Step 1 – Map the Whole Journey

Know Every Link

Start by drawing a simple map of the entire flow. List each supplier, each transport mode, each warehouse, and each hand‑off point. Use sticky notes on a wall or a basic spreadsheet—no fancy software needed. The goal is to see where the product actually moves, not where you think it moves.

Spot the Bottlenecks

When you have the map, look for places where items pile up. Is there a single truck that brings foam to three different factories? Does one warehouse handle both air bag modules and packaging? Those “one‑to‑many” spots are prime candidates for delays.

Step 2 – Standardize the Packaging

One Box Fits All (Almost)

Air bag modules come in different sizes, but the outer packaging can be standardized. Choose a few box sizes that cover 80‑90% of the SKUs and stick to them. This reduces the number of pallets you need, cuts down on empty space, and makes stacking easier for carriers.

Use Reusable Crates

I still remember the first time I saw a reusable crate in a plant in Ohio. It was a simple metal box with a latch, and it saved us a ton of cardboard. Switch to sturdy, reusable crates for the heaviest items. They can be returned, cleaned, and used again, slashing waste and lowering packaging cost.

Step 3 – Align Forecasts with Production

Share Real Numbers

Supply chain delays often start with bad forecasts. Talk directly with the molding team and ask for their short‑term production schedule. Compare that with the packaging team’s capacity. If the molding line plans to output 10,000 modules next week but you only have space for 6,000 boxes, you’ve got a problem before it even starts.

Use a Simple Pull System

Instead of pushing a set number of boxes each day, let the assembly line pull what it needs. A “kanban” card on the floor can signal when more packaged bags are required.

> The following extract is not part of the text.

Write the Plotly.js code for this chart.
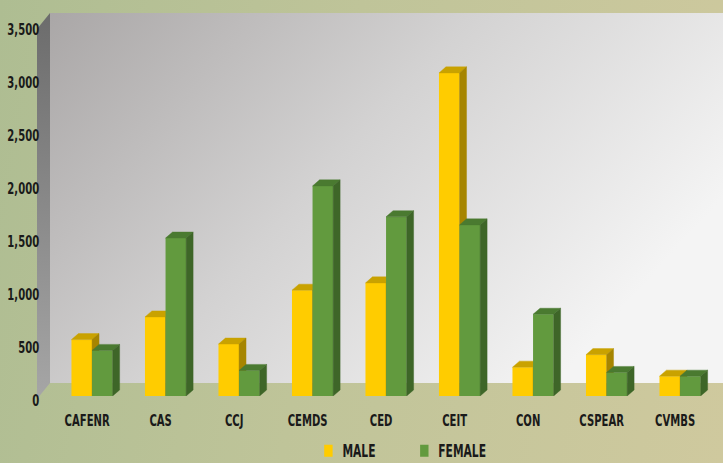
<!DOCTYPE html>
<html><head><meta charset="utf-8">
<script src="https://cdn.plot.ly/plotly-3.0.1.min.js"></script>
<style>
html,body{margin:0;padding:0;width:723px;height:463px;overflow:hidden;}
body{background:linear-gradient(100deg,#aebd92 0%,#bfc499 45%,#cfc99e 100%);position:relative;}
#bg{position:absolute;left:0;top:0;}
#chart{position:absolute;left:0;top:0;width:1033px;height:463px;transform:scaleX(0.7);transform-origin:0 0;}
</style></head><body>
<svg id="bg" width="723" height="463">
<defs>
<linearGradient id="wall" x1="0" y1="0" x2="1" y2="0.5">
<stop offset="0" stop-color="#aaa7a7"/><stop offset="0.5" stop-color="#d3d2d2"/><stop offset="1" stop-color="#f4f4f4"/>
</linearGradient>
<linearGradient id="side" x1="0" y1="0" x2="0" y2="1">
<stop offset="0" stop-color="#6c6c6c"/><stop offset="1" stop-color="#a6a6a6"/>
</linearGradient>
</defs>
<rect x="50" y="13" width="673" height="370" fill="url(#wall)"/>
<polygon points="37,29 50,13 50,383 37,399" fill="url(#side)"/>
</svg>
<div id="chart"></div>
<script>
const categories = ['CAFENR','CAS','CCJ','CEMDS','CED','CEIT','CON','CSPEAR','CVMBS'];
const maleValues = [532, 746, 490, 998, 1067, 3048, 272, 390, 187];
const femaleValues = [430, 1490, 241, 1982, 1691, 1614, 771, 222, 187];
const seriesNames = ['MALE', 'FEMALE'];
const yTicks = [0, 500, 1000, 1500, 2000, 2500, 3000, 3500];

const BW = 0.28, D = 0.095, H = 57;
const FONT = '"Liberation Sans Narrow", "Arial Narrow", "DejaVu Sans Condensed", sans-serif';

function barSet(vals, name, offset, front, top, side, xa, ya) {
  const idx = vals.map((_, i) => i);
  const tx = [], ty = [], sx = [], sy = [];
  vals.forEach((v, i) => {
    const xl = i + offset - BW / 2, xr = i + offset + BW / 2;
    tx.push(xl, xl + D, xr + D, xr, xl, null);
    ty.push(v, v + H, v + H, v, v, null);
    sx.push(xr, xr + D, xr + D, xr, xr, null);
    sy.push(0, H, v + H, v, 0, null);
  });
  return [
    {type: 'bar', name: name, x: idx.map(i => i + offset), y: vals, width: BW,
     marker: {color: front, line: {width: 0}}, xaxis: xa, yaxis: ya, hoverinfo: 'skip'},
    {type: 'scatter', mode: 'lines', x: tx, y: ty, fill: 'toself', fillcolor: top,
     line: {color: top, width: 0.5}, showlegend: false, xaxis: xa, yaxis: ya, hoverinfo: 'skip'},
    {type: 'scatter', mode: 'lines', x: sx, y: sy, fill: 'toself', fillcolor: side,
     line: {color: side, width: 0.5}, showlegend: false, xaxis: xa, yaxis: ya, hoverinfo: 'skip'}
  ];
}

const traces = [
  ...barSet(maleValues, seriesNames[0], -BW / 2, '#FFCC00', '#C9A200', '#A68500', 'x', 'y'),
  ...barSet(femaleValues, seriesNames[1], BW / 2, '#629A3E', '#4A7A30', '#3E6628', 'x2', 'y2')
];

const xr = [-0.5, categories.length - 0.5];
const yr = [0, 3500];
const layout = {
  width: 1033, height: 463,
  margin: {l: 79, r: 9, t: 25, b: 67, autoexpand: false},
  paper_bgcolor: 'rgba(0,0,0,0)', plot_bgcolor: 'rgba(0,0,0,0)',
  font: {family: FONT, size: 16, color: '#1a1a1a', weight: 700},
  barmode: 'overlay',
  showlegend: true,
  xaxis: {range: xr, tickmode: 'array', tickvals: categories.map((_, i) => i), ticktext: categories,
          showgrid: false, zeroline: false, showline: false, ticks: '', fixedrange: true,
          ticklabelstandoff: 13, ticklabelshift: -7, tickfont: {size: 16, family: FONT, weight: 700}},
  yaxis: {range: yr, tickmode: 'array', tickvals: yTicks, tickformat: ',d',
          showgrid: false, zeroline: false, showline: false, ticks: '', fixedrange: true,
          ticklabelstandoff: 22, ticklabelshift: 4, tickfont: {size: 16, family: FONT, weight: 700}},
  xaxis2: {range: xr, overlaying: 'x', visible: false, fixedrange: true},
  yaxis2: {range: yr, overlaying: 'y', visible: false, fixedrange: true},
  legend: {orientation: 'h', x: 0.3917, xanchor: 'left', y: -0.149, yanchor: 'middle',
           entrywidth: 92, entrywidthmode: 'pixels',
           font: {size: 17, family: FONT, weight: 700, color: '#1a1a1a'},
           bgcolor: 'rgba(0,0,0,0)', traceorder: 'normal'}
};

Plotly.newPlot('chart', traces, layout, {displayModeBar: false, staticPlot: true});
</script>
</body></html>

This keeps inventory low and reduces the chance of over‑producing packaging material.

Step 4 – Optimize Transportation

Consolidate Loads

If a carrier is making a half‑empty trip, you’re paying for wasted space. Work with your logistics partner to combine shipments that go to the same region. Even a 10% increase in load factor can shave days off delivery time.

Choose the Right Mode

Air bags are not heavy, but they are time‑sensitive. For long distances, rail can be cheaper and greener than truck, but it may add a day or two. We found that a mixed‑mode approach—rail for the bulk of the distance, then a short truck run to the plant—gave us the best balance of speed, cost, and carbon footprint.

Step 5 – Implement Real‑Time Tracking

Simple Sensors Do the Trick

A cheap RFID tag on each crate can tell you exactly where it is. When a crate stalls at a dock, the system sends an alert. No more “where is my shipment?” emails that take hours to answer.

Share Visibility with Partners

Give your key suppliers access to the tracking dashboard. When they see a delay coming, they can adjust their own schedules. Transparency builds trust and cuts the reaction time from days to hours.

Step 6 – Measure, Learn, Adjust

Track the Right Metrics

Focus on three numbers: lead time (how long from raw material to finished pack), waste rate (percentage of packaging thrown away), and on‑time delivery (percent of shipments that arrive as promised). Keep a weekly log and look for trends.

Run Small Experiments

Pick one change—say, switching to reusable crates—and run it on a single line for a month. Measure the impact on waste and cost. If it works, roll it out to the rest of the plant. Small pilots keep risk low and give you real data.

Personal Note: My First “Aha!” Moment

Back in 2019 I was standing in a warehouse, watching a forklift driver try to fit a stack of oddly shaped boxes onto a pallet. The boxes kept tipping, the driver sighed, and I realized we were spending more time fixing a mess than moving product. That day I promised myself to make packaging as predictable as a well‑tuned engine. The steps above are the result of that promise—simple, practical, and focused on safety and sustainability.

Bringing It All Together

Streamlining an air bag supply chain isn’t about overhauling everything overnight. It’s about taking a few clear steps, testing them, and building on what works. When you map the flow, standardize packaging, align forecasts, optimize transport, add real‑time tracking, and keep measuring, you’ll see delays shrink, waste drop, and the whole system run smoother. Your customers get safer cars faster, and the planet gets a little greener—win‑win in my book.